* **What is being asked**:
Return, exactly as written, the lines that start at the one holding "Output the LaTeX" and end at the one holding "(0,0) rectangle (639,1297);", with both of those lines kept. Skip any pictures.

* **Data extract**:
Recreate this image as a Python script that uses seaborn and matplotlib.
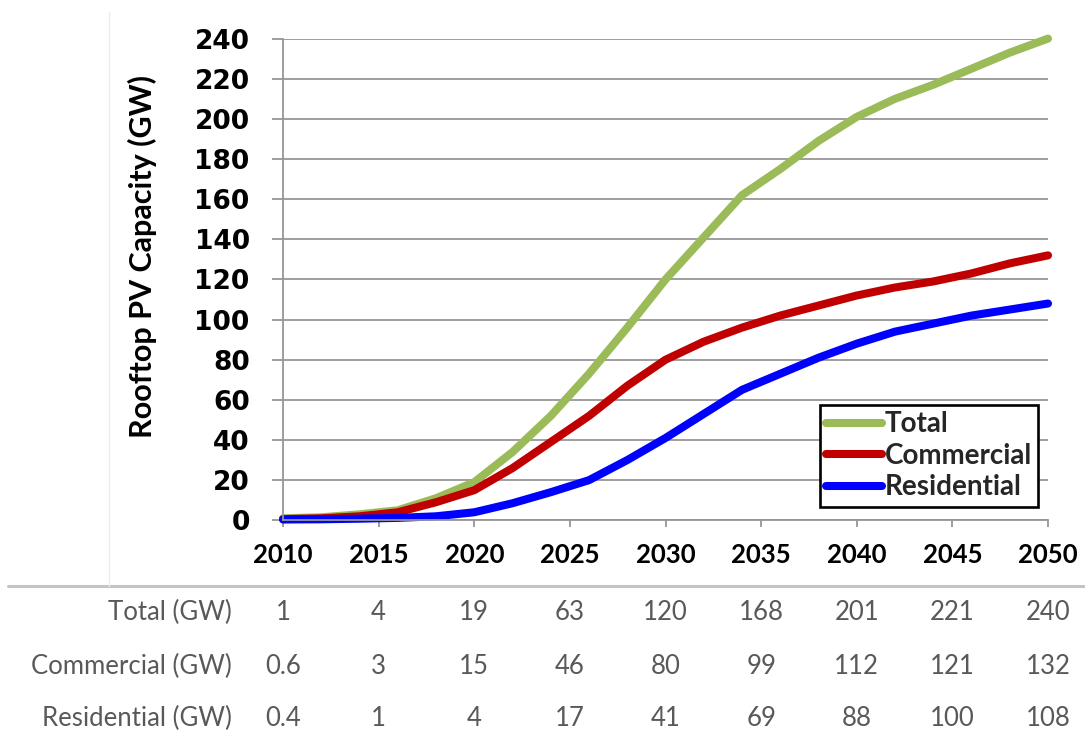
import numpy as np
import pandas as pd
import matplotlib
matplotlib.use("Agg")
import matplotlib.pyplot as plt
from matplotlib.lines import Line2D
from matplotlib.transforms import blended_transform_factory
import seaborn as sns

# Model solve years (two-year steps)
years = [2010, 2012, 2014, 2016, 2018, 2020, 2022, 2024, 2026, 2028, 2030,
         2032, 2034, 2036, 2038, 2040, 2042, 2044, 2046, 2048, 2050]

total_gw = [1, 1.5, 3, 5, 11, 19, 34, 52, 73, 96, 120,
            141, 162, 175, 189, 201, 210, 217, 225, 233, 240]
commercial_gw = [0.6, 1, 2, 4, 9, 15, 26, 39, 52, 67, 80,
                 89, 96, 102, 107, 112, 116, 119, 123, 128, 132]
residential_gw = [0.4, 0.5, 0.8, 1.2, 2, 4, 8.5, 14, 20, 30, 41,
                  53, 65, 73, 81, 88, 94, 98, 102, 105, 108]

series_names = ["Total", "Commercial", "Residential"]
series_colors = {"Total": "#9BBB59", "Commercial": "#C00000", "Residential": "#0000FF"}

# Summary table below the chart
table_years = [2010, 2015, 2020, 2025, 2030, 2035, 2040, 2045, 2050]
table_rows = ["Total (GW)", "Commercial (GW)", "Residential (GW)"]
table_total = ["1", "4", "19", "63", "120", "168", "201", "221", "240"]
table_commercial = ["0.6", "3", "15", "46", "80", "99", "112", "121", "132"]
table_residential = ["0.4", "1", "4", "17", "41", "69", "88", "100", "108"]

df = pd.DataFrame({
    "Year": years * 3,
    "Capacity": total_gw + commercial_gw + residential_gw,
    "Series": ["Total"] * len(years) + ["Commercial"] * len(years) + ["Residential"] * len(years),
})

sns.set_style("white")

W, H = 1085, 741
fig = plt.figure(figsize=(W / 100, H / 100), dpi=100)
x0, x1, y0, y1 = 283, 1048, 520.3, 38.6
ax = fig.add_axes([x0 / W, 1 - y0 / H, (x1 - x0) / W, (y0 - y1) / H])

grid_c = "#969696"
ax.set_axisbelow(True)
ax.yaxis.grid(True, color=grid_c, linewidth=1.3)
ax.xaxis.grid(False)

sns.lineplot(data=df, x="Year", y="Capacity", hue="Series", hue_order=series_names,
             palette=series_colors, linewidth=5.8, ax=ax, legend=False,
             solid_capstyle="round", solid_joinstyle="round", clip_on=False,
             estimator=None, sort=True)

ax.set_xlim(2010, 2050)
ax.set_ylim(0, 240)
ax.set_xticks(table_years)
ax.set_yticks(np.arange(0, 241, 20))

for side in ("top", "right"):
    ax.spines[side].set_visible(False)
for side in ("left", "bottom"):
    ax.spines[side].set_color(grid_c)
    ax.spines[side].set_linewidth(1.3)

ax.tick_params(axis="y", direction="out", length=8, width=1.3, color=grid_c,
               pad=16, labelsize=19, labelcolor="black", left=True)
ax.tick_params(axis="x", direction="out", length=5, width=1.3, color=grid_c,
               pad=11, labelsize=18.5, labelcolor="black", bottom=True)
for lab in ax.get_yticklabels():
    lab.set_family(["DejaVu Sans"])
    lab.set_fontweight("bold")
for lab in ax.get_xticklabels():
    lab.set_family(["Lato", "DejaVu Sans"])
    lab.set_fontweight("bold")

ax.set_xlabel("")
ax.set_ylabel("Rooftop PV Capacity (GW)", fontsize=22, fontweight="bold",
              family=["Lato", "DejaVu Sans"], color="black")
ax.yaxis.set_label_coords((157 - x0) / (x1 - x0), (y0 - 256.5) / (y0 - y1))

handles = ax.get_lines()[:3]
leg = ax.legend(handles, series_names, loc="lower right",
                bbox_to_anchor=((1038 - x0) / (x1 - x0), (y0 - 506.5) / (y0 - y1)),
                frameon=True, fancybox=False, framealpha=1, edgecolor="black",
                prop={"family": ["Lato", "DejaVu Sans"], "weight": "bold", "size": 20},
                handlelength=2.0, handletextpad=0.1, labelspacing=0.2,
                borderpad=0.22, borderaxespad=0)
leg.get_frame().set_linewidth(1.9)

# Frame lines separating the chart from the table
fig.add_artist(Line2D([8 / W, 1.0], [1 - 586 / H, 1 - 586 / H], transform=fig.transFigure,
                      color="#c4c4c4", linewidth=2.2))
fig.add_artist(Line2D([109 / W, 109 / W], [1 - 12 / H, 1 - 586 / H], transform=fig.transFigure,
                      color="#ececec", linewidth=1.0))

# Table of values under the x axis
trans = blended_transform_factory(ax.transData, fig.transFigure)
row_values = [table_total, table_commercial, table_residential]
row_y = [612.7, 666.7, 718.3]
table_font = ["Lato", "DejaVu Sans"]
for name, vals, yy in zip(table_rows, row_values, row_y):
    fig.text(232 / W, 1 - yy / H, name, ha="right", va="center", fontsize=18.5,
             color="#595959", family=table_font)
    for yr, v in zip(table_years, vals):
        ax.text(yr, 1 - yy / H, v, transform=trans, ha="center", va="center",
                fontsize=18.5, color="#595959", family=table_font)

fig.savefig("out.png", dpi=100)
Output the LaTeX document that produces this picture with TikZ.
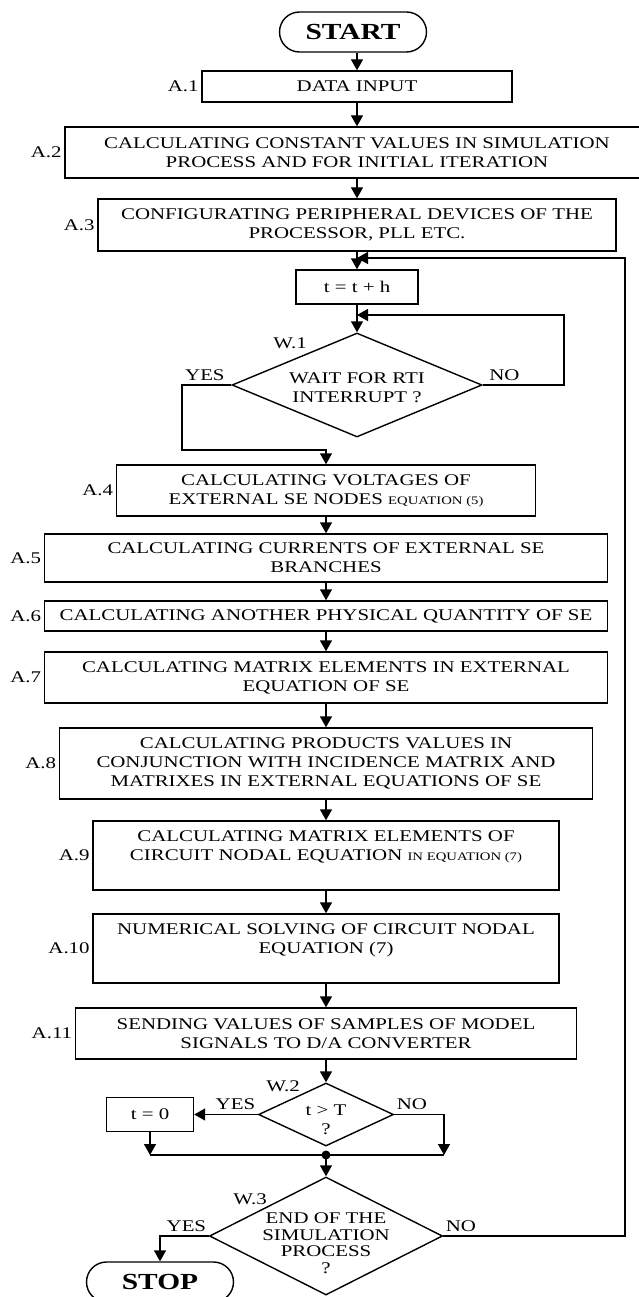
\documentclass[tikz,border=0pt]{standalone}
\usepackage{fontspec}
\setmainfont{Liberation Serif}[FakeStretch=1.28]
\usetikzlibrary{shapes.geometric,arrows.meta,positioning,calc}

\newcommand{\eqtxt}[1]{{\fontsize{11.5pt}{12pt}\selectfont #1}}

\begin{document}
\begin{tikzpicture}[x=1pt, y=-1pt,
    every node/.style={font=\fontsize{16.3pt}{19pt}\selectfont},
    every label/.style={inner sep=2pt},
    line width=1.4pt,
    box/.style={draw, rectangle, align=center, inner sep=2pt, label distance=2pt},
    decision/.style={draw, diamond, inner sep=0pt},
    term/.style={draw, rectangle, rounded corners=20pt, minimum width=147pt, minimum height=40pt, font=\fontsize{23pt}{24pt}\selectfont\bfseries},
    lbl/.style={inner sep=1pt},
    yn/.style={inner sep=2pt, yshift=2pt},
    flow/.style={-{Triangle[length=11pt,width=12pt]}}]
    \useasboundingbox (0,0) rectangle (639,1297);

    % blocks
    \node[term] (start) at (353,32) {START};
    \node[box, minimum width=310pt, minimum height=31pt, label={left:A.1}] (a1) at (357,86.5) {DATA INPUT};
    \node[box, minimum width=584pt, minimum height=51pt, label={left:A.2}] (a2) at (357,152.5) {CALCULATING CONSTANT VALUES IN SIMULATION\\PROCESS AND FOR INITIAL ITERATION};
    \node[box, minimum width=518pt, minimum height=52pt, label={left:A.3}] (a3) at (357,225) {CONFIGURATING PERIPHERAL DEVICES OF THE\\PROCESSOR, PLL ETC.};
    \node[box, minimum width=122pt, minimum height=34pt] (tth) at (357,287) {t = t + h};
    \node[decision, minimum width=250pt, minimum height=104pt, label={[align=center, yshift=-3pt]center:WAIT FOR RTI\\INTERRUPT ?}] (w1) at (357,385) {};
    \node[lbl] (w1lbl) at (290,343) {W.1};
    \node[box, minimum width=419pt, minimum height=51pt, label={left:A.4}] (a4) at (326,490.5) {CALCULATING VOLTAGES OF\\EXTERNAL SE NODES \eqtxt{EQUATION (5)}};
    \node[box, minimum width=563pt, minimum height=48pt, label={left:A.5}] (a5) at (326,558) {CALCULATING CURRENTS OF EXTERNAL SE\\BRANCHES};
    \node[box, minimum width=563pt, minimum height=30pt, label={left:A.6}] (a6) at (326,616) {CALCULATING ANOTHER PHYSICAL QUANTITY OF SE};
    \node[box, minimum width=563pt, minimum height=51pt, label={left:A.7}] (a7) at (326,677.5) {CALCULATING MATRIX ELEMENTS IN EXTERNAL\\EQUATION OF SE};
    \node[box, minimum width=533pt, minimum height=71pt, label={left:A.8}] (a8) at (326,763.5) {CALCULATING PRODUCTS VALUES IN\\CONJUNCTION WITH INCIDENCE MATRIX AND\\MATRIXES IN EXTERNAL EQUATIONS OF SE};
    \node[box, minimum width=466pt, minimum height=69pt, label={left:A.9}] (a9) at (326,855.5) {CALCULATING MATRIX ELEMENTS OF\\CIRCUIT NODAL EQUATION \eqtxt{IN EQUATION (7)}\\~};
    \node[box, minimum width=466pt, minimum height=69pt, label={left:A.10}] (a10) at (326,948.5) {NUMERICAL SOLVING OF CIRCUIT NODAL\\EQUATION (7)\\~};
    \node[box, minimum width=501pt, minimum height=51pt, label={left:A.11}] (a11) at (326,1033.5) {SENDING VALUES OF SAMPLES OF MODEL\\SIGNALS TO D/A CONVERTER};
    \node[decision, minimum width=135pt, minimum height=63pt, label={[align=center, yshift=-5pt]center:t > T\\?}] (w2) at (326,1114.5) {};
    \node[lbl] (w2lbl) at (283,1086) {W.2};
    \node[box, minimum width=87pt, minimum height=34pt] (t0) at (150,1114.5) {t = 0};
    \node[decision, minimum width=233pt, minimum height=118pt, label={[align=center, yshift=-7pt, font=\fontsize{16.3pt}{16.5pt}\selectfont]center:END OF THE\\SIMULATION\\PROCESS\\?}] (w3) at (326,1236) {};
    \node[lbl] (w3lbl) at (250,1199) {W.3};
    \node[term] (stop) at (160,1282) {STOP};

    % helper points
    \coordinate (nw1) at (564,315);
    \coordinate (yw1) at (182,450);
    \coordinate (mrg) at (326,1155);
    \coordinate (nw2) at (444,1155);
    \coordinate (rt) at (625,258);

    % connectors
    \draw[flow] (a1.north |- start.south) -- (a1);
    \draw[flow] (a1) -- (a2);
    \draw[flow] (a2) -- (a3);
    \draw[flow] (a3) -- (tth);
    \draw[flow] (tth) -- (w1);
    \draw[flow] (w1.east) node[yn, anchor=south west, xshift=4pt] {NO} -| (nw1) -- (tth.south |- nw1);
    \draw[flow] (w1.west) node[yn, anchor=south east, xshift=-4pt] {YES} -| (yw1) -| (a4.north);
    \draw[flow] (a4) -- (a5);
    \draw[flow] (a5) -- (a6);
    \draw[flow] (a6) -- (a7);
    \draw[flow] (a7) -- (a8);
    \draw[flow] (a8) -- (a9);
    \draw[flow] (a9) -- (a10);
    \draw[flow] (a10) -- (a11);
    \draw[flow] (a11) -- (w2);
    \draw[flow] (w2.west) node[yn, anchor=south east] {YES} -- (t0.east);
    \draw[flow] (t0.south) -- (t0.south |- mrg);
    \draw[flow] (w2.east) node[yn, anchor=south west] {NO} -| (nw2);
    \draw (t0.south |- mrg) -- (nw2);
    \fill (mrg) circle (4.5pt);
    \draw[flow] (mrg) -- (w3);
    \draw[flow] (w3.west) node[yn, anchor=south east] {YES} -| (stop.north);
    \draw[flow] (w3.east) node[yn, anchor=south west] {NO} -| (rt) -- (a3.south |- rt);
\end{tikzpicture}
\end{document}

* **Written solution**:
Output the LaTeX document that produces this picture with TikZ.
\documentclass[tikz,border=0pt]{standalone}
\usepackage{fontspec}
\setmainfont{Liberation Serif}[FakeStretch=1.28]
\usetikzlibrary{shapes.geometric,arrows.meta,positioning,calc}

\newcommand{\eqtxt}[1]{{\fontsize{11.5pt}{12pt}\selectfont #1}}

\begin{document}
\begin{tikzpicture}[x=1pt, y=-1pt,
    every node/.style={font=\fontsize{16.3pt}{19pt}\selectfont},
    every label/.style={inner sep=2pt},
    line width=1.4pt,
    box/.style={draw, rectangle, align=center, inner sep=2pt, label distance=2pt},
    decision/.style={draw, diamond, inner sep=0pt},
    term/.style={draw, rectangle, rounded corners=20pt, minimum width=147pt, minimum height=40pt, font=\fontsize{23pt}{24pt}\selectfont\bfseries},
    lbl/.style={inner sep=1pt},
    yn/.style={inner sep=2pt, yshift=2pt},
    flow/.style={-{Triangle[length=11pt,width=12pt]}}]
    \useasboundingbox (0,0) rectangle (639,1297);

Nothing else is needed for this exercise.